Ein Geduze-Spezialist ist der Talker Roger Schawinski, der vor seinem Gelafer bei jedem Gesprächspartner versucht, die Du-Ebene herzustellen, um dann dem Publikum vor Augen zu führen, wie bekannt, vernetzt und vertraut er mit Personen („auf Du und Du“ = jemandem nahe) und Fakten sei, ohne dieses Versprechen anschliessend erfüllen zu können. Er erweckt den Anschein, als ob er schon mit der ganzen Prominenz Schweine gehütet habe, wobei ich die ehrenwerten Schweinehirten, die frühe zu unrecht ein miserables Ansehen hatten, nicht beleidigen möchte. Die Aufgabe vieler Gäste Schawinskis erschöpft sich darin, den Nonsens geradezurücken, den Schawinski in seiner Rumpelkammer gefunden hat und als Fakten darstellt, meist Fragmente.
Aus den ungebremsten Duzereien ergeben sich Duzfreundschaften, die mit dem, was man unter einer wirklichen Freundschaft versteht, kaum etwas zu tun haben, selbst wenn sie von seriellem Küssen begleitet sind. Das ungefragte Duzen von Ranghöheren und Älteren kann sogar als Beleidigung aufgefasst werden, abgeschwächt auch das Ihr (das Ihrzen), das allerdings in den Kantonen Bern, Wallis und Freiburg die normale Höflichkeitsform ist und ebenso in den Eifeler Mundarten und im Luxemburgischen vorkommt. Man nimmt es als sprachliche Bereicherung hin.
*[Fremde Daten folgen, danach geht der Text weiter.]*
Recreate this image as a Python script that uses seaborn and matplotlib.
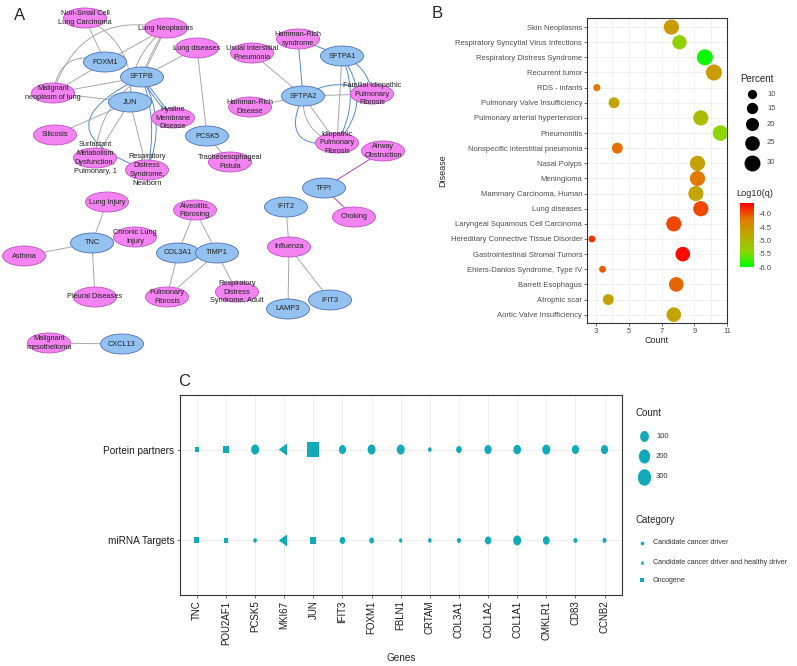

Der ausgeweitete, saloppe Umgang im Sektor der persönlichen Beziehungen findet seinen Ursprung wahrscheinlich zu grossen Teilen in den USA, wo nicht zwischen Du und Sie unterschieden wird, sondern alles unter dem Sammelbegriff you vereinigt ist, wobei dieses you allerdings näher beim Sie als beim Du ist. Aber man hüte sich, beim Zuprosten zu sagen: Now you can say ,you' to me... Für familiäre, intime Begegnungen kramen die Engländer manchmal noch ihr traditionelles Thou als pronominale Anredeform hervor.
Insgesamt ist bei Anreden eine Tendenz zur Formlosigkeit festzustellen, und die verlorenen Formen werden zunehmend durch Kussorgien wettgemacht. Darob geht die Welt nicht unter, selbst wenn die Ansteckungsgefahren bis in die Abgründe der hohen Politik vorgedrungen sind, die sich einst mit der Händeschüttlersymbolik zufrieden gab. Bei grösseren Differenzen reicht diese heute nicht mehr aus.